There’s a boom, then workers clad in almost-matching jumpsuits stagger around pleading to one of their number, Thea (Rami Margron), but we don’t know what they’re pleading for. Their words are broken and garbled, cutting in and out like a bad mobile phone connection. Convulsing rhapsodically with a crazed grin Williams launches into a convoluted, nakedly introductory monologue with many layers of contradictions (“My father used to say…I ‘m lying, I never had a father…or perhaps I’m wrong…but if I did, he’d say…”; “So you see, this story is about me, and what I mean when I say that is it is about you”). Talkington’s poetic script is as clever and thought-provoking as it is maddeningly arcane.

It’s unclear where we are. Thea and her crew are maintenance workers, and what they maintain is time. Their jumpsuits (costumed by Maggie Whitaker) and the setting are reminiscent of a sci-fi space station, and the way they talk seems vaguely futuristic, but all we really glean is that they exist in some respect outside of time. Thea is the stern supervisor, Lawrence Radecker’s Tim(e) is jovial and level-headed and Michele Leavy’s Emit is flaky and chronically late. Williams’s character, called The Only, is especially confusing. It seems as if she exists in a separate space from the others, reacting to what they say as if greedily feeding off some emotions and being given physical pain by others, seemingly at random. But from time to time crew members come to her spilling their guts as if she’s the ship’s counselor, while she responds in oracular gibberish.

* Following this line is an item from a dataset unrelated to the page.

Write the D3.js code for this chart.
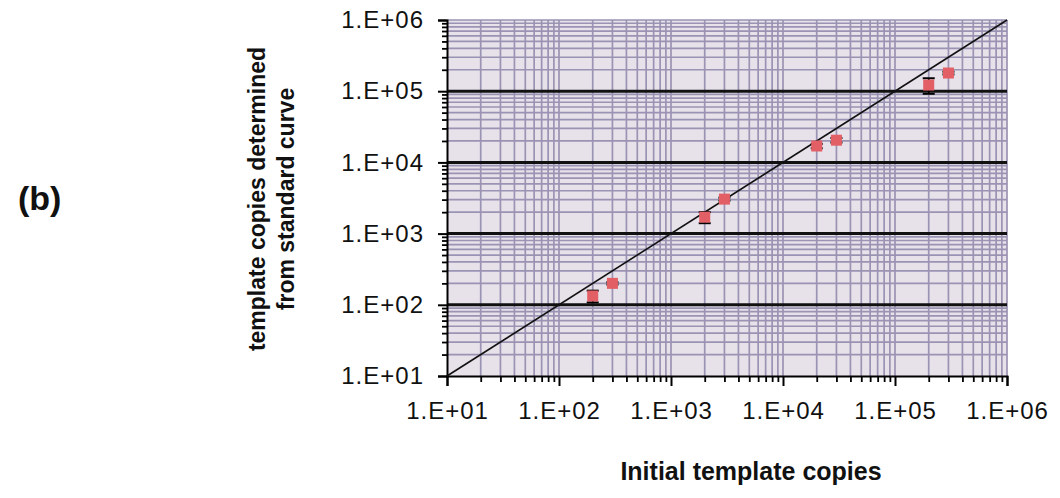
<!DOCTYPE html>
<html>
<head>
<meta charset="utf-8">
<script src="https://cdn.jsdelivr.net/npm/d3@7"></script>
<style>
  html, body { margin: 0; padding: 0; background: #ffffff; }
  svg { display: block; }
</style>
</head>
<body>
<svg id="chart" width="1060" height="498"></svg>
<script>
// ---- data ----
const xValues = [200, 300, 2000, 3000, 20000, 30000, 200000, 300000];
const yValues = [133, 200, 1700, 3050, 17000, 20500, 122000, 180000];
const yErrors = [25, 8, 300, 150, 1200, 1500, 30000, 8000];
const decadeTicks = [1e1, 1e2, 1e3, 1e4, 1e5, 1e6];
const tickLabels = ["1.E+01", "1.E+02", "1.E+03", "1.E+04", "1.E+05", "1.E+06"];
const identityLine = [10, 1e6];
const xTitle = "Initial template copies";
const yTitleLines = ["template copies determined", "from standard curve"];
const panelLabel = "(b)";

(function () {
// ---- layout ----
const svg = d3.select("#chart");
const pLeft = 447, pRight = 1007, pTop = 20, pBottom = 376;
const x = d3.scaleLog().domain([10, 1e6]).range([pLeft, pRight]);
const y = d3.scaleLog().domain([10, 1e6]).range([pBottom, pTop]);

const minorVals = [];
for (let e = 1; e < 6; e++) for (let m = 2; m <= 9; m++) minorVals.push(m * Math.pow(10, e));

// background
svg.append("rect").attr("x", pLeft).attr("y", pTop)
  .attr("width", pRight - pLeft).attr("height", pBottom - pTop)
  .attr("fill", "#e7e1ea");

const grid = svg.append("g");
grid.append("g").selectAll("line").data(minorVals.concat(decadeTicks.slice(1))).join("line")
  .attr("x1", d => x(d)).attr("x2", d => x(d))
  .attr("y1", pTop).attr("y2", pBottom)
  .attr("stroke", "#9a93b3").attr("stroke-width", 1.7);
grid.append("g").selectAll("line").data(minorVals.concat([1e6])).join("line")
  .attr("y1", d => y(d)).attr("y2", d => y(d))
  .attr("x1", pLeft).attr("x2", pRight)
  .attr("stroke", "#9a93b3").attr("stroke-width", 1.7);
grid.append("g").selectAll("line").data(decadeTicks.slice(1, 5)).join("line")
  .attr("y1", d => y(d)).attr("y2", d => y(d))
  .attr("x1", pLeft).attr("x2", pRight)
  .attr("stroke", "#111").attr("stroke-width", 3);

// axes
const fontTick = "'Liberation Sans', Arial, sans-serif";
const xAxis = d3.axisBottom(x).tickValues(decadeTicks).tickFormat((d, i) => tickLabels[i])
  .tickSize(10).tickPadding(16);
const gx = svg.append("g").attr("transform", `translate(0,${pBottom})`).call(xAxis);
const yAxis = d3.axisLeft(y).tickValues(decadeTicks).tickFormat((d, i) => tickLabels[i])
  .tickSize(9).tickPadding(14);
const gy = svg.append("g").attr("transform", `translate(${pLeft},0)`).call(yAxis);
[gx, gy].forEach(g => {
  g.select(".domain").attr("stroke", "#000").attr("stroke-width", 2);
  g.selectAll(".tick line").attr("stroke", "#000").attr("stroke-width", 2);
  g.selectAll(".tick text").attr("fill", "#111")
    .style("font-family", fontTick).style("font-size", "24px").style("letter-spacing", "1px");
});
const xMinor = d3.axisBottom(x).tickValues(minorVals).tickFormat("").tickSize(6);
svg.append("g").attr("transform", `translate(0,${pBottom})`).call(xMinor)
  .call(g => g.select(".domain").remove())
  .selectAll(".tick line").attr("stroke", "#000").attr("stroke-width", 1.8);
const yMinor = d3.axisLeft(y).tickValues(minorVals).tickFormat("").tickSize(5);
svg.append("g").attr("transform", `translate(${pLeft},0)`).call(yMinor)
  .call(g => g.select(".domain").remove())
  .selectAll(".tick line").attr("stroke", "#000").attr("stroke-width", 1.8);

// identity line
svg.append("path")
  .datum(identityLine)
  .attr("d", d3.line().x(d => x(d)).y(d => y(d)))
  .attr("stroke", "#111").attr("stroke-width", 1.6).attr("fill", "none");

// error bars
const pts = xValues.map((v, i) => ({ x: v, y: yValues[i], e: yErrors[i] }));
const eb = svg.append("g");
eb.append("g").selectAll("line").data(pts).join("line")
  .attr("x1", d => x(d.x)).attr("x2", d => x(d.x))
  .attr("y1", d => y(d.y + d.e)).attr("y2", d => y(d.y - d.e))
  .attr("stroke", "#000").attr("stroke-width", 1.5);
eb.append("g").selectAll("line").data(pts).join("line")
  .attr("x1", d => x(d.x) - 6).attr("x2", d => x(d.x) + 6)
  .attr("y1", d => y(d.y + d.e)).attr("y2", d => y(d.y + d.e))
  .attr("stroke", "#000").attr("stroke-width", 2);
eb.append("g").selectAll("line").data(pts).join("line")
  .attr("x1", d => x(d.x) - 6).attr("x2", d => x(d.x) + 6)
  .attr("y1", d => y(d.y - d.e)).attr("y2", d => y(d.y - d.e))
  .attr("stroke", "#000").attr("stroke-width", 2);

// markers
const ms = 11;
svg.append("g").selectAll("rect").data(pts).join("rect")
  .attr("x", d => x(d.x) - ms / 2).attr("y", d => y(d.y) - ms / 2)
  .attr("width", ms).attr("height", ms)
  .attr("fill", "#e35f66");

// titles
const fontTitle = "'Liberation Sans', Arial, sans-serif";
svg.append("text").attr("x", 751).attr("y", 480).attr("text-anchor", "middle")
  .style("font-family", fontTitle).style("font-weight", "bold").style("font-size", "25px")
  .attr("fill", "#111").text(xTitle);

svg.append("g").selectAll("text").data(yTitleLines).join("text")
  .attr("transform", (d, i) => `translate(${265 + i * 29},199) rotate(-90)`)
  .attr("text-anchor", "middle")
  .style("font-family", fontTitle).style("font-weight", "bold").style("font-size", "23px")
  .attr("fill", "#111").text(d => d);

svg.append("text").attr("x", 18).attr("y", 210)
  .style("font-family", fontTitle).style("font-weight", "bold").style("font-size", "34px")
  .attr("fill", "#111").text(panelLabel);
})();
</script>
</body>
</html>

Thea accidentally gets plugged into the timestream while trying to repair something, and the next thing we know she’s hooked, mainlining time while no one’s looking. When she does it she sees herself and her coworkers as a happy family having picnics, speaking in rhyme and frolicking in fields, wearing modern-day casual clothes—as seen projected on the screens around us—and for her it’s like she’s seeing the real world for the first time. But she’s stealing time when she plugs in, and the more she does it the more timequakes plague the crew, the more they feel stalked by a huge ravenous beast, and the more they play out the same scene over and over in increasingly fractured form.  Time is breaking down all around us.

The production makes heavy and effective use of video projection, animated by Rebecca Longworth with Lloyd Vance’s cinematography. Besides the glimpses of an exotic other world suspiciously like our own (if we rhymed all the time, anyway), we see an undulating network of red cords that represent the threads of time, or fiery after-images of people’s motions blurring behind them. Colin Trevor’s sound design is full of ominous creaking, booms and animal sounds.

The play’s only an hour, but the sense of time by that point has become so exploded that it seems awfully short and very long at the same time. The story is fractured when it starts and only becomes more so. A few of the pieces come close to coming together as everything else comes flying apart, but by that point it seems almost beside the point. Just as ambient, immersive experience, the production is marvelously effective on a visceral level even as it baffles on an intellectual one. You know something’s happening here, but you don’t know what it is—and that’s okay. You’re probably better off that way.